Conducted by D.J. Kirkbride

Eisner award-winning comic book writer/artist Alex Robinson made a splash with his collected edition of Box Office Poison from Top Shelf Comix. The book, 608-paged magnum opus chronicling the lives of post-college friends in New York, received much acclaim for Robinson’s naturalistic writing style and clear, expressive artwork. As Robinson worked on his next book, a collection of stories following-up on the Box Office Poison gang called BOP! was released to entertain as well as tide fans over. In 2005, four long years after Box Office Poison first appeared, Robinson’s second hefty graphic novel, entitled Tricked, was released to the public, with even more acclaim and awards. His writing as sharp as ever, and his artistic style growing and developing impressively, Robinson is definitely a creator to watch. Now enjoying the success of his books while considering his next project, Robinson was kind enough to answer some email questions from fan and the footnote contributor D.J. Kirkbride for this first 2006 edition of “Hooray for Comics”…
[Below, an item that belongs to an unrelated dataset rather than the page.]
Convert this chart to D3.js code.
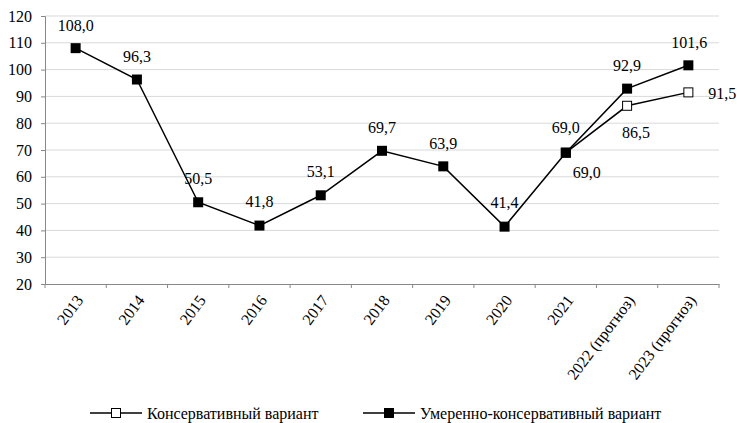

Way back before all of your comic book success, I read that you worked at Barnes & Noble. What department were you in? I ask because me and my pal Dustin (who runs the footnote) met at B & N. I was in shipping and receiving, he worked the floor. The pay sucked, but I actually look on that job fondly now...

Yeah, I worked as a floor clerk at the Barnes & Noble on 18th and 5th Ave here in Manhattan for about seven years. Over the years I worked a bunch of different sections: fiction, science, sociology, history, English as a Second Language. That was the worst area to work in. I would agree that it was best crappy job I ever had. Sometimes I actually miss having a day job because I met a lot of cool people at the store, including my wife, and it kept me social. I’m an anti-social person by nature so it was good that it forced me to interact with humans.

After rocking the world of retail for a while, you got into to the comics, right? How'd that come about? Lifelong dream and all that good stuff?

Well, I was already going to art school for cartooning when I started at the bookstore. After I graduated I really put my nose to the grindstone and started drawing my own comics in the hope of getting them published. I put out a bunch of mini-comics and after about three years Antarctic Press offered to start publishing my stuff. It’s funny that it was only three years or so after I graduated because it felt like much, much longer at the time. I guess three years feels a lot longer to someone in their early twenties than someone in their late thirties.

But, yeah, I’d always wanted to be a cartoonist of one kind of another.

Like most creators, you've read comics since you were a kid. What books meant a lot to you growing up? Did they influence your current output?

I think so. I remember reading Archie comics when I was a little kid, and I can see how they had an impact on my work. When people would ask me to describe my first book, Box Office Poison, I would frequently say it was like Archie with cursing and nudity. It doesn’t look much like Archie, of course, but they’re both stories that draw heavily on characterization. I read other comics when I was little, like the Harvey line, MAD and the Sunday comics, which I adored. I didn’t start reading and collecting superhero comics until I was in seventh or eighth grade (about, what? Thirteen years old or so?). I remember my friends being scandalized that I bought $7 worth of comics at one time! I loved John Byrne’s superhero comics of the 1980s. To me, his run on Fantastic Four are the best superhero comics ever.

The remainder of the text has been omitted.